Livret A : le décret scélérat de Christine Lagarde
source et suite de l'article : http://www.mediapart.fr/
L'avenir du Livret A, le placement favori des Français, n'est pas encore tranché mais il s'annonce sous de sombres auspices : pour organiser son avenir à compter de la fin 2011, le ministère des finances vient en effet d'élaborer un projet de décret qui fait la part belle au lobby des banques privées, emmené par François Pérol, et qui fait peu de cas du logement social ou du financement des grandes infrastructures. Jusque dans la majorité, pourtant, et dans certains cercles du pouvoir, des voix s'élèvent pour que l'intérêt général soit mieux défendu face aux appétits privés, qui veulent faire main basse sur l'épargne populaire.
Pour comprendre les enjeux de la confrontation sourde mais violente qui va se mener dans les coulisses du pouvoir et des milieux d'affaires autour du Livret A, avant que François Fillon ne rende ses arbitrages et ne publie le décret dans les prochains mois sous sa forme définitive, il faut se souvenir du « big bang » qui s'est produit le 1er janvier 2009 (voir aussi notre articleLogement social: le décret de tous les dangers).
Avant cette date, l'Etat disposait d'un formidable levier, par le biais du Livret A qui est le produit d'épargne fétiche des Français (il y a 50 millions de livrets), pour assumer deux missions d'intérêt général : d'abord la rémunération de l'épargne populaire, grâce à ce produit d'épargne réglementé, c'est-à-dire profitant d'un taux de rémunération avantageux ; ensuite le financement du logement social, les sommes collectées par le Livret A étant centralisées par la Caisse des dépôts et consignations (CDC), afin de financer les emprunts en faveur du logement social. A cette dernière mission, Nicolas Sarkozy en a adjoint une autre depuis 2008 : les fonds d'épargne centralisés à la Caisse des dépôts servent aussi à financer des grandes infrastructures ou encore le plan en faveur de l'Université.

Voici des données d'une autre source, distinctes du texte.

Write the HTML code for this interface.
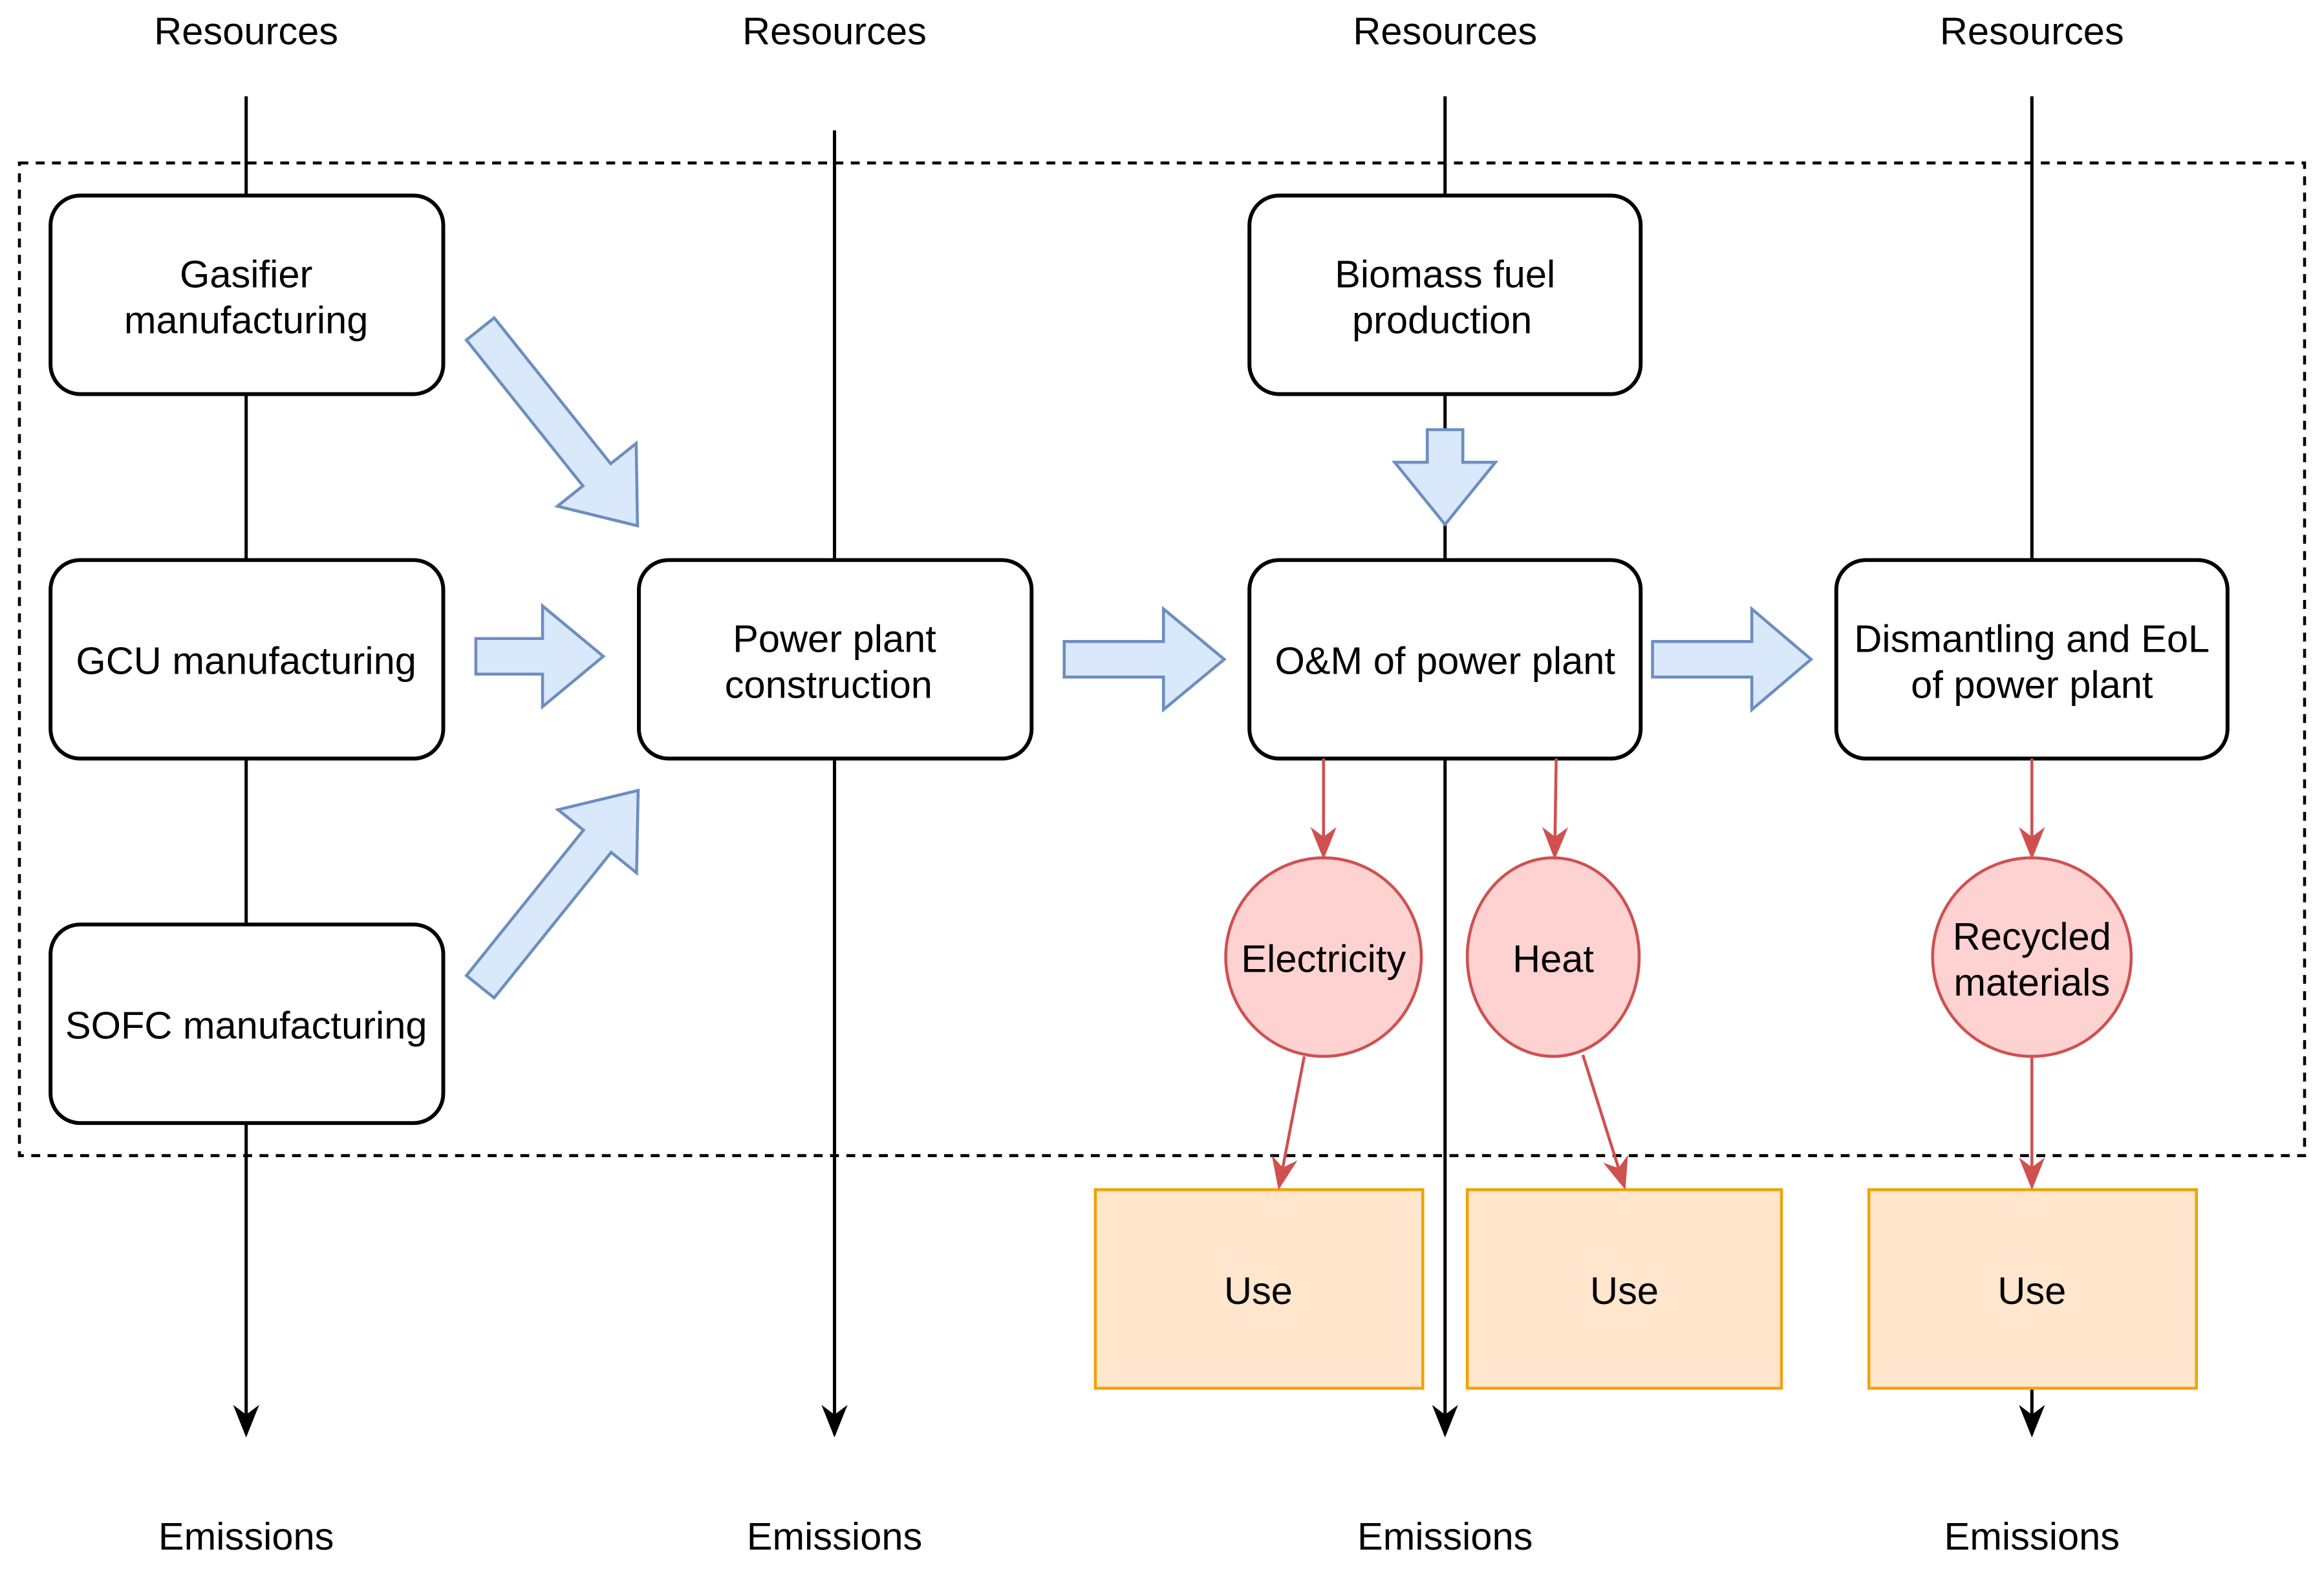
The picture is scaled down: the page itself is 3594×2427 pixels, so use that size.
<!DOCTYPE html>
<html><head><style>html,body{margin:0;padding:0;background:#fff}svg{display:block}</style></head>
<body>
<svg width="3594" height="2427" viewBox="0 0 1568 1059" xmlns="http://www.w3.org/2000/svg" font-family="Liberation Sans, Arial, sans-serif" font-size="26" text-anchor="middle">
<defs>
<marker id="rd" viewBox="0 0 10 10" refX="9" refY="5" markerWidth="22" markerHeight="22" orient="auto" markerUnits="userSpaceOnUse"><path d="M0,1 L10,5 L0,9 L3,5 z" fill="#d05050"/></marker>
<marker id="bk2" viewBox="0 0 10 10" refX="9" refY="5" markerWidth="22" markerHeight="22" orient="auto" markerUnits="userSpaceOnUse"><path d="M0,1 L10,5 L0,9 L3,5 z" fill="#000"/></marker>
</defs>
<rect x="13" y="110" width="1542" height="670" fill="none" stroke="#000" stroke-width="2" stroke-dasharray="6,5"/>
<g stroke="#000" stroke-width="2.2" fill="none">
<line x1="166" y1="65" x2="166" y2="968" marker-end="url(#bk2)"/>
<line x1="563" y1="88" x2="563" y2="968" marker-end="url(#bk2)"/>
<line x1="975" y1="65" x2="975" y2="968" marker-end="url(#bk2)"/>
<line x1="1371" y1="65" x2="1371" y2="378"/>
<line x1="1371" y1="937" x2="1371" y2="968" marker-end="url(#bk2)"/>
</g>
<g fill="#fff" stroke="#000" stroke-width="2.6">
<rect x="34" y="132" width="265" height="134" rx="20"/>
<rect x="34" y="378" width="265" height="134" rx="20"/>
<rect x="34" y="624" width="265" height="134" rx="20"/>
<rect x="431" y="378" width="265" height="134" rx="20"/>
<rect x="843" y="132" width="264" height="134" rx="20"/>
<rect x="843" y="378" width="264" height="134" rx="20"/>
<rect x="1239" y="378" width="264" height="134" rx="20"/>
</g>
<g fill="#dae8fc" stroke="#6c8ebf" stroke-width="2">
<path transform="translate(321,443)" d="M0,-12 L45,-12 L45,-34 L86,0 L45,34 L45,12 L0,12 z"/>
<path transform="translate(718,445)" d="M0,-12 L67,-12 L67,-34 L108,0 L67,34 L67,12 L0,12 z"/>
<path transform="translate(1115,445)" d="M0,-12 L67,-12 L67,-34 L107,0 L67,34 L67,12 L0,12 z"/>
<path transform="translate(975,290) rotate(90)" d="M0,-12 L22,-12 L22,-34 L64,0 L22,34 L22,12 L0,12 z"/>
<path transform="translate(324,222) rotate(51.4)" d="M0,-12 L126,-12 L126,-34 L170,0 L126,34 L126,12 L0,12 z"/>
<path transform="translate(324,666) rotate(-51.2)" d="M0,-12 L126,-12 L126,-34 L170,0 L126,34 L126,12 L0,12 z"/>
</g>
<g fill="#fdd2d0" stroke="#d05050" stroke-width="2">
<ellipse cx="893" cy="646" rx="66" ry="67"/>
<ellipse cx="1048" cy="646" rx="58" ry="67"/>
<ellipse cx="1371" cy="646" rx="67" ry="67"/>
</g>
<g fill="#ffe6cc" stroke="#f0a30a" stroke-width="2">
<rect x="739" y="803" width="221" height="134"/>
<rect x="990" y="803" width="212" height="134"/>
<rect x="1261" y="803" width="221" height="134"/>
</g>
<g stroke="#d05050" stroke-width="2">
<line x1="893" y1="512" x2="893" y2="578" marker-end="url(#rd)"/>
<line x1="1050" y1="512" x2="1049" y2="578" marker-end="url(#rd)"/>
<line x1="880" y1="713" x2="863" y2="801" marker-end="url(#rd)"/>
<line x1="1068" y1="712" x2="1096" y2="801" marker-end="url(#rd)"/>
<line x1="1371" y1="512" x2="1371" y2="578" marker-end="url(#rd)"/>
<line x1="1371" y1="714" x2="1371" y2="801" marker-end="url(#rd)"/>
</g>
<g fill="#000">
<text x="166" y="30">Resources</text>
<text x="563" y="30">Resources</text>
<text x="975" y="30">Resources</text>
<text x="1371" y="30">Resources</text>
<text x="166" y="1046">Emissions</text>
<text x="563" y="1046">Emissions</text>
<text x="975" y="1046">Emissions</text>
<text x="1371" y="1046">Emissions</text>
<text x="166" y="194">Gasifier</text>
<text x="166" y="225">manufacturing</text>
<text x="166" y="455">GCU manufacturing</text>
<text x="166" y="701">SOFC manufacturing</text>
<text x="563" y="440">Power plant</text>
<text x="559" y="471">construction</text>
<text x="975" y="194">Biomass fuel</text>
<text x="973" y="225">production</text>
<text x="975" y="455">O&amp;M of power plant</text>
<text x="1371" y="440">Dismantling and EoL</text>
<text x="1371" y="471">of power plant</text>
<text x="893" y="656">Electricity</text>
<text x="1048" y="656">Heat</text>
<text x="1371" y="641">Recycled</text>
<text x="1371" y="672">materials</text>
<text x="849" y="880">Use</text>
<text x="1096" y="880">Use</text>
<text x="1371" y="880">Use</text>
</g>
</svg>
</body></html>
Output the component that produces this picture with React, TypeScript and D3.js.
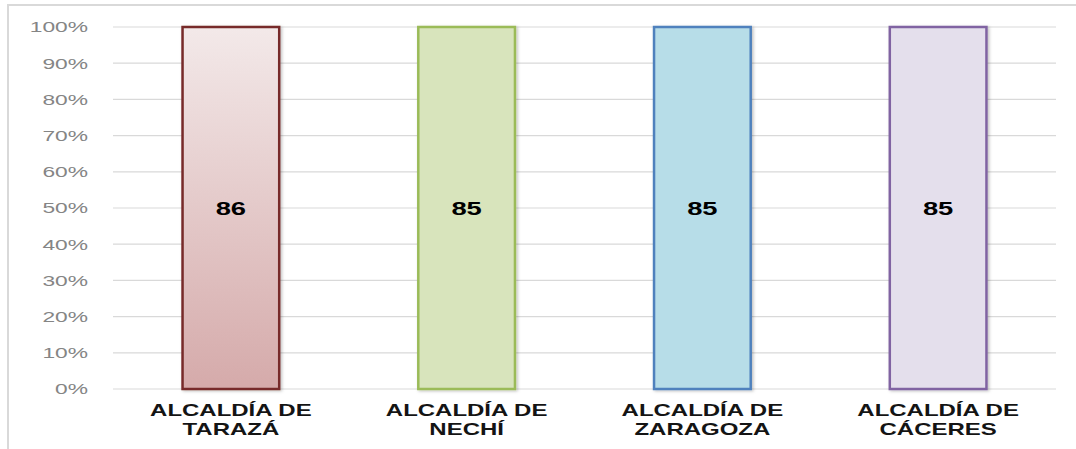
import React from "react";
import * as d3 from "d3";

const categories: string[][] = [
  ["ALCALDÍA DE", "TARAZÁ"],
  ["ALCALDÍA DE", "NECHÍ"],
  ["ALCALDÍA DE", "ZARAGOZA"],
  ["ALCALDÍA DE", "CÁCERES"],
];
const values: number[] = [86, 85, 85, 85];
const yTicks: number[] = [0, 0.1, 0.2, 0.3, 0.4, 0.5, 0.6, 0.7, 0.8, 0.9, 1];
const fillTop: string[] = ["#f3e9e9", "#d8e4bc", "#b7dde8", "#e4dfec"];
const fillBottom: string[] = ["#d5aaaa", "#d8e4bc", "#b7dde8", "#e4dfec"];
const strokes: string[] = ["#772c2a", "#9bbb59", "#4f81bd", "#8064a2"];

const W = 1076;
const H = 449;
const SX = 1.52;

export default function App() {
  const x = d3
    .scaleBand<number>()
    .domain(d3.range(categories.length))
    .range([113, 1056])
    .paddingInner(0.59)
    .paddingOuter(0.295);
  const y = d3.scaleLinear().domain([0, 1]).range([389, 27]);
  const fmt = d3.format(".0%");

  return (
    <svg
      width={W}
      height={H}
      style={{ position: "absolute", left: 0, top: 0, background: "#fff" }}
      fontFamily="'Liberation Sans', Arial, sans-serif"
    >
      <defs>
        {values.map((_, i) => (
          <linearGradient key={i} id={`g${i}`} x1="0" y1="0" x2="0" y2="1">
            <stop offset="0" stopColor={fillTop[i]} />
            <stop offset="1" stopColor={fillBottom[i]} />
          </linearGradient>
        ))}
        <filter id="sh" x="-20%" y="-5%" width="140%" height="110%">
          <feDropShadow dx="1.5" dy="1" stdDeviation="1.5" floodColor="#000" floodOpacity="0.25" />
        </filter>
      </defs>
      {/* outer frame */}
      <rect x={8} y={5} width={W + 10} height={H + 10} fill="none" stroke="#d9d9d9" strokeWidth={2} />
      {/* gridlines */}
      {yTicks.map((t) => (
        <line key={t} x1={113} x2={1056} y1={y(t)} y2={y(t)} stroke="#d9d9d9" strokeWidth={1.2} />
      ))}
      {/* y labels */}
      {yTicks.map((t) => (
        <text
          key={t}
          transform={`translate(88,${y(t) + 5.3}) scale(${SX},1)`}
          textAnchor="end"
          fontSize={15}
          fill="#858585"
        >
          {fmt(t)}
        </text>
      ))}
      {/* bars */}
      {values.map((v, i) => {
        const share = v / values[i];
        const bx = x(i)!;
        const bw = x.bandwidth();
        return (
          <g key={i}>
            <rect
              x={bx}
              y={y(share)}
              width={bw}
              height={y(0) - y(share)}
              fill={`url(#g${i})`}
              stroke={strokes[i]}
              strokeWidth={2.5}
              filter="url(#sh)"
            />
            <text
              transform={`translate(${bx + bw / 2},${y(share / 2) + 6.5}) scale(${SX},1)`}
              textAnchor="middle"
              fontSize={18}
              fontWeight="bold"
              fill="#000"
            >
              {v}
            </text>
          </g>
        );
      })}
      {/* category labels */}
      {categories.map((lines, i) => {
        const cx = x(i)! + x.bandwidth() / 2;
        return lines.map((ln, j) => (
          <text
            key={`${i}-${j}`}
            transform={`translate(${cx},${415.5 + j * 19}) scale(1.5,1)`}
            textAnchor="middle"
            fontSize={16}
            fontWeight="bold"
            fill="#141414"
          >
            {ln}
          </text>
        ));
      })}
    </svg>
  );
}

Deux grands réseaux, les Caisses d'épargne et La Poste (sans compter le Crédit mutuel pour le Livret bleu), bénéficiaient donc d'un monopole de distribution du Livret A dans le cadre de ces missions d'intérêt général. Et la CDC était elle-même actionnaire des Caisses d'épargne, à hauteur de 35%. De la sorte, les deux missions d'intérêt général étaient donc indissolublement liées, tout comme l'étaient les groupes chargés de les assumer.
Mais progressivement, des coups de boutoirs ont été donnés contre ce système très emblématique du modèle d'économie sociale à la française afin qu'il soit, si l'on peut dire, privatisé. D'abord, premier coup de boutoir, les dirigeants des Caisses d'épargne ont violé en 2006 le pacte d'actionnaires qui les liait à la CDC, pour faire alliance avec les Banques populaires et créer avec elles la célèbre banque d'investissement Natixis, si gravement mise à mal lors de la crise financière. Dans cette entreprise, les dirigeants des Caisses d'épargne ont été fortement aidés par François Pérol, à l'époque associé gérant de la banque Rothschild et conseil pour ce projet des Banques populaires. En quelque sorte, tous les associés de l'aventure ont tourné le dos aux missions d'intérêt général et ont poussé leurs établissements respectifs vers les marchés anglo-saxons dans l'espoir de réaliser des gains mirobolants sur des placements hautement spéculatifs et hautement... risqués. On sait ce qu'il en est advenu : un sinistre financier historique (on retrouvera dans l'onglet «Prolonger» les très nombreux articles que nous avons consacrés à l'époque à cette affaire, ainsi que le rappel de la confrontation judiciaire qui a opposé Mediapart aux dirigeants des Caisses d'épargne, et que nous avons gagnée).
Puis, d'autres coups de boutoirs sont intervenus : lorgnant le formidable gâteau de l'épargne populaire qui lui échappe depuis des lustres, le lobby très puissant des banques a relancé une campagne pour que le Livret A soit banalisé, en clair pour que le monopole de distribution confié aux Caisses d'épargne et à La Poste soit remis en cause, et que toutes les banques privées puissent, elles aussi, distribuer ce produit. Histoire de capter la clientèle de quelque 50 millions de Français qui disposent d'un Livret A et de mettre la main sur un formidable pactole.